1905 - COLLISION DUE TO THICK FOG
DIE IN BLAZING WRECK
Montreal Express, on Boston and Maine, Hits Local Train.
Of the Dead a Dozen Were Passengers in Two Rear Cars of the Local Train -- Heavy Weather Hid Lights of the Standing Train
Quick Rescue by Survivors -- Only Few of Dead Identified.
Lincoln, Mass. - Sixteen persons were killed, twenty-five were badly injured, and probably a score of others received minor hurts in a railroad wreck which occurred at 3:15 o'clock at night at Baker's Bridge Station, a mile and a half west of Lincoln, on the main line of the Fitchburg Division of the Boston and Main Railroad. The regular night express which left Boston at 7:45 o'clock for Montreal, by way of the Rutland system, crashed into the rear of an accommodation train bound for points on the Marlboro branch line, and which started from Boston at 7:15 o'clock.
Of the dead a dozen were passengers in the two rear cars of the Marlboro train. The other two were Engineer BARNARD, of the Montreal express, and his fireman. No passenger on the express was injured. Of those who lost their lives a number were apparently killed instantly in the collision, while others were either burned to death by the fire which ensued, or died from suffocation.
A partial list of the dead is as follows:
JOSEPH BARIS, of Maynard, Mass.
Three-year-old child of A. B. BARIS.
CHARLES E. BARNARD, of Charlestown, Mass., fireman of the express.
M. R. LYONS, fireman of the Montreal train.
ANNA HILLBRIDGE, 5 years old, of Acton; died in Pullman car of the express shortly after being taken from wreckage.
CHARLES WETHERBEE, of Acton, Mass.
DONOR GAUTHIER, of Boston, Mass., a brakeman of the accommodation train.
MAY CAMPBELL, of Maynard, Mass.
MAY COLLINS, Concord Junction.
NELLIE SWEENEY, Concord.
MARY MOSWEENY, of Concord, Mass.
WILLIAM WALSH, of Maynard, Mass.
ANNIE HARTWELL, 21 years old, of Littleton.
JOSEPH KARLSON, of Maynard, Mass.
B. TYDEPRIUS, aged 50 years, residence unknown.
Two Unidentified bodies.
On account of the heavy traffic the local train was delayed, and it was about six minutes behind time when it stopped at the little station. It was known that the Montreal express was due, and persons who were at the station say that a trainman was sent back to set a torpedo and a red light.

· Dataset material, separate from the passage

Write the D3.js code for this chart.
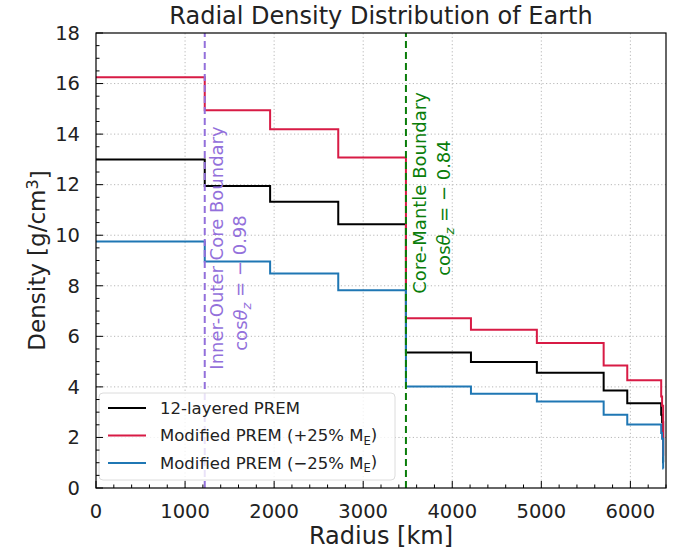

The night was unusually dark, partly owing to a dense mist which came up the Sudbury River. According to those at the station at the time, the light had not been set more than a minute before the roar of a heavy train around the curve a short distance from the station was heard. Within a few seconds the headlight of an onrushing locomotive penetrated the mist and the two ponderous engines of the express train traveling at an estimated speed of thirty-three miles an hour, with nine cars behind them crashed into the local train. The impact was so terrific that it was heard by persons living a mile distant. The leading locomotive telescoped the rear car of the Marlboro train and the second engine forced the demolished mass against the third car of the local and completely wrecked it. In those two cars all but two of the fatalities occurred and practically all of the injuries.
The forward locomotive of the Montreal train was destroyed. The engine following, although considerably damaged, did not leave the rails. One of the cars of the express was thrown from the track, but the collision apparently had little effect upon the passengers. They stated afterward that the shock was comparatively slight.
Passengers from both trains, railroad employees and villagers rushed to the wrecked cars and asisted many persons to escape.
After some delay messages were sent to Boston, Waltham and Concord for doctors, nurses, surgical applicances and wrecking trains.
Several of the bodies were badly disfigured.
The majority of those injured were women.
All the sixteen bodies have been taken from the wreck. Three of the sixteen were alive when taken out, but death ensued soon afterward.